Written task:
Transcribe all of the material exactly. Any picture in it should be left out.

• • • • •

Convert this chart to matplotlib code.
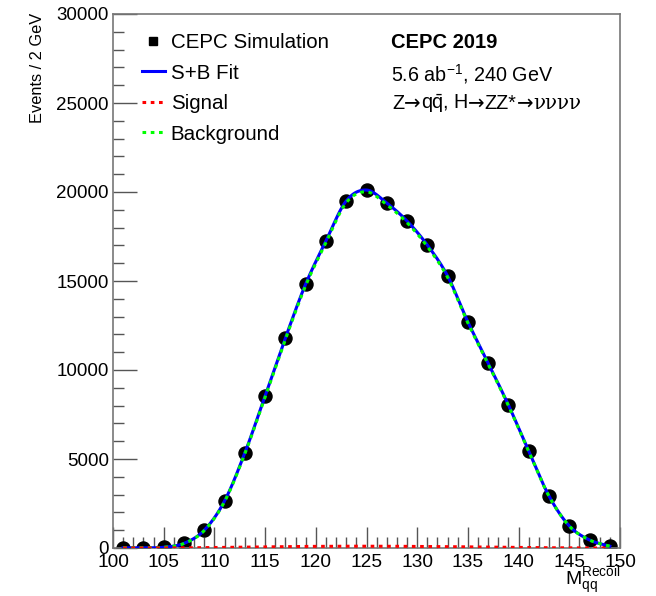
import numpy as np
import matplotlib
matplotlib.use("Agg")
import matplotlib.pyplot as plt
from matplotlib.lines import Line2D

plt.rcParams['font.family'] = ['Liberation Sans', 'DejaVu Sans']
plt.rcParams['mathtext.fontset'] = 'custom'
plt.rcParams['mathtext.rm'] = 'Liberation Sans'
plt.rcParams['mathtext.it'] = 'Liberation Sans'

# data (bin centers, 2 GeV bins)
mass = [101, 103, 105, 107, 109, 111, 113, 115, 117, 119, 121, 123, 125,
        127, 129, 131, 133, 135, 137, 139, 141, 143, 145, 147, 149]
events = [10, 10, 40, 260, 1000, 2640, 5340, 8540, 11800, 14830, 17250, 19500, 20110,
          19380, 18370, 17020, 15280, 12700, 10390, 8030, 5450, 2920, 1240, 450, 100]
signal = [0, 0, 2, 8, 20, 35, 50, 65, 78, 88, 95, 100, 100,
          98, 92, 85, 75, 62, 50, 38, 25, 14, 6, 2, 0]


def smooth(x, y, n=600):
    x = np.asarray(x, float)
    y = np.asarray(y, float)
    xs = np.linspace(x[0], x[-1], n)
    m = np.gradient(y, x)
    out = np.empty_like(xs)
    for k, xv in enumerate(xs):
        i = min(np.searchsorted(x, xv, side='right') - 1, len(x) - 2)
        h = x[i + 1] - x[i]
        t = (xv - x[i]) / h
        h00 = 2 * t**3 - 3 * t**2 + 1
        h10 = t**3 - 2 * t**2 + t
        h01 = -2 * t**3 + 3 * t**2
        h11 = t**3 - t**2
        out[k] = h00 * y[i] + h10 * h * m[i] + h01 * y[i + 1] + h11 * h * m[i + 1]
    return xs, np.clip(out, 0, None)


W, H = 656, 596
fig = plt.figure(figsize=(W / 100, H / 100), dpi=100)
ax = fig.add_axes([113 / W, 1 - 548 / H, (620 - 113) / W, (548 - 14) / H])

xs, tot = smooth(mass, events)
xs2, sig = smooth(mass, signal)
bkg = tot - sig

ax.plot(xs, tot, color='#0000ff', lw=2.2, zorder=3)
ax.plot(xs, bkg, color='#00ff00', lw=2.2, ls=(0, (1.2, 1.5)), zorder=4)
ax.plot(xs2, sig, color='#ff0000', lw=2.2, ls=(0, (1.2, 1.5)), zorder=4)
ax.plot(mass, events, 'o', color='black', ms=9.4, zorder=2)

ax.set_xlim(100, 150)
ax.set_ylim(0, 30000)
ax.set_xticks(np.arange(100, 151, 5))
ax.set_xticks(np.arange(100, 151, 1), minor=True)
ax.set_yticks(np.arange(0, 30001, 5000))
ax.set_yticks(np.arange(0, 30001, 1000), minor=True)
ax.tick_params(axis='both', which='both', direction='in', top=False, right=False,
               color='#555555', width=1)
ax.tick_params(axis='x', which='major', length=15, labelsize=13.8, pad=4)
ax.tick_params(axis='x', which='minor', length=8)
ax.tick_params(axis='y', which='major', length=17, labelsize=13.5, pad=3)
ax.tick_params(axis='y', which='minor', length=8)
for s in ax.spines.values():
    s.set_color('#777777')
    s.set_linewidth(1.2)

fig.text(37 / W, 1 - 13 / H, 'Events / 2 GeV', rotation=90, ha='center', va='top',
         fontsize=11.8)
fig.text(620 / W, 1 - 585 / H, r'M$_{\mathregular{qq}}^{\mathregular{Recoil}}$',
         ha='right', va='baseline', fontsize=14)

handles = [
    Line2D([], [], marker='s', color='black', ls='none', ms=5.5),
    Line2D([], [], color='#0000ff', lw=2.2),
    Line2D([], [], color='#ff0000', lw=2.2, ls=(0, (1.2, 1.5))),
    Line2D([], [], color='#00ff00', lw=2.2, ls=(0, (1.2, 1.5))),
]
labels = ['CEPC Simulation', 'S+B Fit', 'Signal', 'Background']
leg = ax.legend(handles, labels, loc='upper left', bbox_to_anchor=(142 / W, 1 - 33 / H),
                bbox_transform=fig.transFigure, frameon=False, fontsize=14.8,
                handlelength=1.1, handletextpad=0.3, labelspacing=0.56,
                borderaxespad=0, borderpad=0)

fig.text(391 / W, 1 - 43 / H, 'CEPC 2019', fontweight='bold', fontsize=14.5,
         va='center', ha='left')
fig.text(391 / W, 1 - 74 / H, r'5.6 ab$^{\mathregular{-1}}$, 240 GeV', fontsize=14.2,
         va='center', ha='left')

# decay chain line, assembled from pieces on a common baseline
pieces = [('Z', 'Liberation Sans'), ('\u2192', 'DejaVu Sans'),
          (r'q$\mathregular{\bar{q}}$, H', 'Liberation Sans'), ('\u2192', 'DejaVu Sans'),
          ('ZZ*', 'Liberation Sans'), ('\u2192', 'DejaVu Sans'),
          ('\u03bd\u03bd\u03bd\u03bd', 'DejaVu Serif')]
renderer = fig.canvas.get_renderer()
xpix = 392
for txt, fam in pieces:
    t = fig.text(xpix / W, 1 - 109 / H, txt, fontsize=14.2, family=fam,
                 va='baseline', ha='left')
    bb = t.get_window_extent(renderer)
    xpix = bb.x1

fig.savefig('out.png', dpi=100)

• • • • •

Result of this task:
Convert this chart to matplotlib code.
import numpy as np
import matplotlib
matplotlib.use("Agg")
import matplotlib.pyplot as plt
from matplotlib.lines import Line2D

plt.rcParams['font.family'] = ['Liberation Sans', 'DejaVu Sans']
plt.rcParams['mathtext.fontset'] = 'custom'
plt.rcParams['mathtext.rm'] = 'Liberation Sans'
plt.rcParams['mathtext.it'] = 'Liberation Sans'

# data (bin centers, 2 GeV bins)
mass = [101, 103, 105, 107, 109, 111, 113, 115, 117, 119, 121, 123, 125,
        127, 129, 131, 133, 135, 137, 139, 141, 143, 145, 147, 149]
events = [10, 10, 40, 260, 1000, 2640, 5340, 8540, 11800, 14830, 17250, 19500, 20110,
          19380, 18370, 17020, 15280, 12700, 10390, 8030, 5450, 2920, 1240, 450, 100]
signal = [0, 0, 2, 8, 20, 35, 50, 65, 78, 88, 95, 100, 100,
          98, 92, 85, 75, 62, 50, 38, 25, 14, 6, 2, 0]


def smooth(x, y, n=600):
    x = np.asarray(x, float)
    y = np.asarray(y, float)
    xs = np.linspace(x[0], x[-1], n)
    m = np.gradient(y, x)
    out = np.empty_like(xs)
    for k, xv in enumerate(xs):
        i = min(np.searchsorted(x, xv, side='right') - 1, len(x) - 2)
        h = x[i + 1] - x[i]
        t = (xv - x[i]) / h
        h00 = 2 * t**3 - 3 * t**2 + 1
        h10 = t**3 - 2 * t**2 + t
        h01 = -2 * t**3 + 3 * t**2
        h11 = t**3 - t**2
        out[k] = h00 * y[i] + h10 * h * m[i] + h01 * y[i + 1] + h11 * h * m[i + 1]
    return xs, np.clip(out, 0, None)


W, H = 656, 596
fig = plt.figure(figsize=(W / 100, H / 100), dpi=100)
ax = fig.add_axes([113 / W, 1 - 548 / H, (620 - 113) / W, (548 - 14) / H])

xs, tot = smooth(mass, events)
xs2, sig = smooth(mass, signal)
bkg = tot - sig

ax.plot(xs, tot, color='#0000ff', lw=2.2, zorder=3)
ax.plot(xs, bkg, color='#00ff00', lw=2.2, ls=(0, (1.2, 1.5)), zorder=4)
ax.plot(xs2, sig, color='#ff0000', lw=2.2, ls=(0, (1.2, 1.5)), zorder=4)
ax.plot(mass, events, 'o', color='black', ms=9.4, zorder=2)

ax.set_xlim(100, 150)
ax.set_ylim(0, 30000)
ax.set_xticks(np.arange(100, 151, 5))
ax.set_xticks(np.arange(100, 151, 1), minor=True)
ax.set_yticks(np.arange(0, 30001, 5000))
ax.set_yticks(np.arange(0, 30001, 1000), minor=True)
ax.tick_params(axis='both', which='both', direction='in', top=False, right=False,
               color='#555555', width=1)
ax.tick_params(axis='x', which='major', length=15, labelsize=13.8, pad=4)
ax.tick_params(axis='x', which='minor', length=8)
ax.tick_params(axis='y', which='major', length=17, labelsize=13.5, pad=3)
ax.tick_params(axis='y', which='minor', length=8)
for s in ax.spines.values():
    s.set_color('#777777')
    s.set_linewidth(1.2)

fig.text(37 / W, 1 - 13 / H, 'Events / 2 GeV', rotation=90, ha='center', va='top',
         fontsize=11.8)
fig.text(620 / W, 1 - 585 / H, r'M$_{\mathregular{qq}}^{\mathregular{Recoil}}$',
         ha='right', va='baseline', fontsize=14)

handles = [
    Line2D([], [], marker='s', color='black', ls='none', ms=5.5),
    Line2D([], [], color='#0000ff', lw=2.2),
    Line2D([], [], color='#ff0000', lw=2.2, ls=(0, (1.2, 1.5))),
    Line2D([], [], color='#00ff00', lw=2.2, ls=(0, (1.2, 1.5))),
]
labels = ['CEPC Simulation', 'S+B Fit', 'Signal', 'Background']
leg = ax.legend(handles, labels, loc='upper left', bbox_to_anchor=(142 / W, 1 - 33 / H),
                bbox_transform=fig.transFigure, frameon=False, fontsize=14.8,
                handlelength=1.1, handletextpad=0.3, labelspacing=0.56,
                borderaxespad=0, borderpad=0)

fig.text(391 / W, 1 - 43 / H, 'CEPC 2019', fontweight='bold', fontsize=14.5,
         va='center', ha='left')
fig.text(391 / W, 1 - 74 / H, r'5.6 ab$^{\mathregular{-1}}$, 240 GeV', fontsize=14.2,
         va='center', ha='left')

# decay chain line, assembled from pieces on a common baseline
pieces = [('Z', 'Liberation Sans'), ('\u2192', 'DejaVu Sans'),
          (r'q$\mathregular{\bar{q}}$, H', 'Liberation Sans'), ('\u2192', 'DejaVu Sans'),
          ('ZZ*', 'Liberation Sans'), ('\u2192', 'DejaVu Sans'),
          ('\u03bd\u03bd\u03bd\u03bd', 'DejaVu Serif')]
renderer = fig.canvas.get_renderer()
xpix = 392
for txt, fam in pieces:
    t = fig.text(xpix / W, 1 - 109 / H, txt, fontsize=14.2, family=fam,
                 va='baseline', ha='left')
    bb = t.get_window_extent(renderer)
    xpix = bb.x1

fig.savefig('out.png', dpi=100)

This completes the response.